◆ DIRECTIONS ◆
Can you write out all the lines word for word, with no pictures?

◆ DATA SEGMENT ◆
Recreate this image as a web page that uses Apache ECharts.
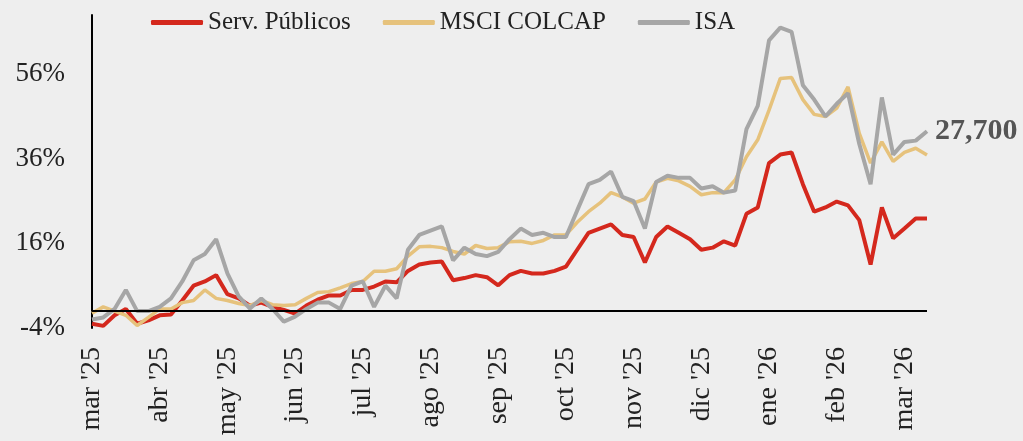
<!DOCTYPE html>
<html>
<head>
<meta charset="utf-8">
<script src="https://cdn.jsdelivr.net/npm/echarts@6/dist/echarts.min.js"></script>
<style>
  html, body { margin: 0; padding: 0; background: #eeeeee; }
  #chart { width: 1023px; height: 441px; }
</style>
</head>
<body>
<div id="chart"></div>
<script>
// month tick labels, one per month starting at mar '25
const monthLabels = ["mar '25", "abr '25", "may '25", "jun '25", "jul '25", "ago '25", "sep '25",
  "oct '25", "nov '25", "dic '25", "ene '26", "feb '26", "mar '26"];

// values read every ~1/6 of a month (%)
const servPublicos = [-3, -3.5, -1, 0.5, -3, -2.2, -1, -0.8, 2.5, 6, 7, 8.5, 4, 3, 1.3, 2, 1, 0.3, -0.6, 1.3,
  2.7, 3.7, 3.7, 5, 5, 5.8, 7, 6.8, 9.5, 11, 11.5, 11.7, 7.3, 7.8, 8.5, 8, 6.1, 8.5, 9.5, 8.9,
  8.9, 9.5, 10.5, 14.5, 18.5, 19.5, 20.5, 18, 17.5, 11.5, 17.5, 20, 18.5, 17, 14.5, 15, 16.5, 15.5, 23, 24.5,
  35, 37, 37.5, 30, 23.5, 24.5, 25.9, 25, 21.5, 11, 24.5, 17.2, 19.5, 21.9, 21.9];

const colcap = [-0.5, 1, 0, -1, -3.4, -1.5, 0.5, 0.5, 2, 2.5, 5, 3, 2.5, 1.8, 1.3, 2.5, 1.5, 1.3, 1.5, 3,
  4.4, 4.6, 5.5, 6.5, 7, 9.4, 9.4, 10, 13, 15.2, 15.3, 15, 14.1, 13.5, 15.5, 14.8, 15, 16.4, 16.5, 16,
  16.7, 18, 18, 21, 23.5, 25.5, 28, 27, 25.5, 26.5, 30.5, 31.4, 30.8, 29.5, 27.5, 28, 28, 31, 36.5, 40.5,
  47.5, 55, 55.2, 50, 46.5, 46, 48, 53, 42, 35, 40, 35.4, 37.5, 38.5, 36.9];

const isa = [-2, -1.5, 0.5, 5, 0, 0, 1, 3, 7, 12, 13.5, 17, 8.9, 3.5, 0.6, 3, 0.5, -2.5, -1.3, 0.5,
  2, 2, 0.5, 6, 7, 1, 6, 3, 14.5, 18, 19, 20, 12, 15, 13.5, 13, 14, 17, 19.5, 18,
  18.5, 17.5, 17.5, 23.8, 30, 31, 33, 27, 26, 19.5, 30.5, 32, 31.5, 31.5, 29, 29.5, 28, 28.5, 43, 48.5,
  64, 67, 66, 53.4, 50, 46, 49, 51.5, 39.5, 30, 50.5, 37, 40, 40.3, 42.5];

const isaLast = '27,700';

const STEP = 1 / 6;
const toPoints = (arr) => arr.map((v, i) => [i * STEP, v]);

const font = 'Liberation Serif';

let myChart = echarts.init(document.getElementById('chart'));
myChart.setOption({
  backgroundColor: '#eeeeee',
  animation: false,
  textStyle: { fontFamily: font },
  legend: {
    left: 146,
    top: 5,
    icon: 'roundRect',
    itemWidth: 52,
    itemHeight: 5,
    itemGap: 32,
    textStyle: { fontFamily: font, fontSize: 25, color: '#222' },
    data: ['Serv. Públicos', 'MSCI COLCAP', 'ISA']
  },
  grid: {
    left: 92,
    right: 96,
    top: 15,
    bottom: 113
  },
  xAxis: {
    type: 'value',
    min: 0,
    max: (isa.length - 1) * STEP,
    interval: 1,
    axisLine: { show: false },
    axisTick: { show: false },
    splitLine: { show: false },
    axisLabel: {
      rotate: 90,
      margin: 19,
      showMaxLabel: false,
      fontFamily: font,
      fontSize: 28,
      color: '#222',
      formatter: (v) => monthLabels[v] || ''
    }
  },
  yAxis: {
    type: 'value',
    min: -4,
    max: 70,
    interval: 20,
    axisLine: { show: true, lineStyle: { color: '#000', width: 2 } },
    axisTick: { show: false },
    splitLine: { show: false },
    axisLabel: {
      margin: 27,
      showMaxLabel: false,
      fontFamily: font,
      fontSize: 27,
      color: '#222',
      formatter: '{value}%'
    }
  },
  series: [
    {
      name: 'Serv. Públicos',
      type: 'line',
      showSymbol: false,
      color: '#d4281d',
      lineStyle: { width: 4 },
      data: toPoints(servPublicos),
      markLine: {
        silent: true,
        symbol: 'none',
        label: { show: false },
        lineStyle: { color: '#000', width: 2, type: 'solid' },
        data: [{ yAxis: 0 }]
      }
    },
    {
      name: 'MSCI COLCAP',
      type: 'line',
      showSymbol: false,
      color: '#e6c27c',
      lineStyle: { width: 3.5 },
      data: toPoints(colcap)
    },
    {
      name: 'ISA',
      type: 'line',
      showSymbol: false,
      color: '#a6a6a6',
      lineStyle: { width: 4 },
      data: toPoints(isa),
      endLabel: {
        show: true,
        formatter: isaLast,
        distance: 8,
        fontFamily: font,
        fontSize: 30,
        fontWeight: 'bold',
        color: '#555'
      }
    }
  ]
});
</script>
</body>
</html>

◆ ANSWER IN FULL ◆
Recreate this image as a web page that uses Apache ECharts.
<!DOCTYPE html>
<html>
<head>
<meta charset="utf-8">
<script src="https://cdn.jsdelivr.net/npm/echarts@6/dist/echarts.min.js"></script>
<style>
  html, body { margin: 0; padding: 0; background: #eeeeee; }
  #chart { width: 1023px; height: 441px; }
</style>
</head>
<body>
<div id="chart"></div>
<script>
// month tick labels, one per month starting at mar '25
const monthLabels = ["mar '25", "abr '25", "may '25", "jun '25", "jul '25", "ago '25", "sep '25",
  "oct '25", "nov '25", "dic '25", "ene '26", "feb '26", "mar '26"];

// values read every ~1/6 of a month (%)
const servPublicos = [-3, -3.5, -1, 0.5, -3, -2.2, -1, -0.8, 2.5, 6, 7, 8.5, 4, 3, 1.3, 2, 1, 0.3, -0.6, 1.3,
  2.7, 3.7, 3.7, 5, 5, 5.8, 7, 6.8, 9.5, 11, 11.5, 11.7, 7.3, 7.8, 8.5, 8, 6.1, 8.5, 9.5, 8.9,
  8.9, 9.5, 10.5, 14.5, 18.5, 19.5, 20.5, 18, 17.5, 11.5, 17.5, 20, 18.5, 17, 14.5, 15, 16.5, 15.5, 23, 24.5,
  35, 37, 37.5, 30, 23.5, 24.5, 25.9, 25, 21.5, 11, 24.5, 17.2, 19.5, 21.9, 21.9];

const colcap = [-0.5, 1, 0, -1, -3.4, -1.5, 0.5, 0.5, 2, 2.5, 5, 3, 2.5, 1.8, 1.3, 2.5, 1.5, 1.3, 1.5, 3,
  4.4, 4.6, 5.5, 6.5, 7, 9.4, 9.4, 10, 13, 15.2, 15.3, 15, 14.1, 13.5, 15.5, 14.8, 15, 16.4, 16.5, 16,
  16.7, 18, 18, 21, 23.5, 25.5, 28, 27, 25.5, 26.5, 30.5, 31.4, 30.8, 29.5, 27.5, 28, 28, 31, 36.5, 40.5,
  47.5, 55, 55.2, 50, 46.5, 46, 48, 53, 42, 35, 40, 35.4, 37.5, 38.5, 36.9];

const isa = [-2, -1.5, 0.5, 5, 0, 0, 1, 3, 7, 12, 13.5, 17, 8.9, 3.5, 0.6, 3, 0.5, -2.5, -1.3, 0.5,
  2, 2, 0.5, 6, 7, 1, 6, 3, 14.5, 18, 19, 20, 12, 15, 13.5, 13, 14, 17, 19.5, 18,
  18.5, 17.5, 17.5, 23.8, 30, 31, 33, 27, 26, 19.5, 30.5, 32, 31.5, 31.5, 29, 29.5, 28, 28.5, 43, 48.5,
  64, 67, 66, 53.4, 50, 46, 49, 51.5, 39.5, 30, 50.5, 37, 40, 40.3, 42.5];

const isaLast = '27,700';

const STEP = 1 / 6;
const toPoints = (arr) => arr.map((v, i) => [i * STEP, v]);

const font = 'Liberation Serif';

let myChart = echarts.init(document.getElementById('chart'));
myChart.setOption({
  backgroundColor: '#eeeeee',
  animation: false,
  textStyle: { fontFamily: font },
  legend: {
    left: 146,
    top: 5,
    icon: 'roundRect',
    itemWidth: 52,
    itemHeight: 5,
    itemGap: 32,
    textStyle: { fontFamily: font, fontSize: 25, color: '#222' },
    data: ['Serv. Públicos', 'MSCI COLCAP', 'ISA']
  },
  grid: {
    left: 92,
    right: 96,
    top: 15,
    bottom: 113
  },
  xAxis: {
    type: 'value',
    min: 0,
    max: (isa.length - 1) * STEP,
    interval: 1,
    axisLine: { show: false },
    axisTick: { show: false },
    splitLine: { show: false },
    axisLabel: {
      rotate: 90,
      margin: 19,
      showMaxLabel: false,
      fontFamily: font,
      fontSize: 28,
      color: '#222',
      formatter: (v) => monthLabels[v] || ''
    }
  },
  yAxis: {
    type: 'value',
    min: -4,
    max: 70,
    interval: 20,
    axisLine: { show: true, lineStyle: { color: '#000', width: 2 } },
    axisTick: { show: false },
    splitLine: { show: false },
    axisLabel: {
      margin: 27,
      showMaxLabel: false,
      fontFamily: font,
      fontSize: 27,
      color: '#222',
      formatter: '{value}%'
    }
  },
  series: [
    {
      name: 'Serv. Públicos',
      type: 'line',
      showSymbol: false,
      color: '#d4281d',
      lineStyle: { width: 4 },
      data: toPoints(servPublicos),
      markLine: {
        silent: true,
        symbol: 'none',
        label: { show: false },
        lineStyle: { color: '#000', width: 2, type: 'solid' },
        data: [{ yAxis: 0 }]
      }
    },
    {
      name: 'MSCI COLCAP',
      type: 'line',
      showSymbol: false,
      color: '#e6c27c',
      lineStyle: { width: 3.5 },
      data: toPoints(colcap)
    },
    {
      name: 'ISA',
      type: 'line',
      showSymbol: false,
      color: '#a6a6a6',
      lineStyle: { width: 4 },
      data: toPoints(isa),
      endLabel: {
        show: true,
        formatter: isaLast,
        distance: 8,
        fontFamily: font,
        fontSize: 30,
        fontWeight: 'bold',
        color: '#555'
      }
    }
  ]
});
</script>
</body>
</html>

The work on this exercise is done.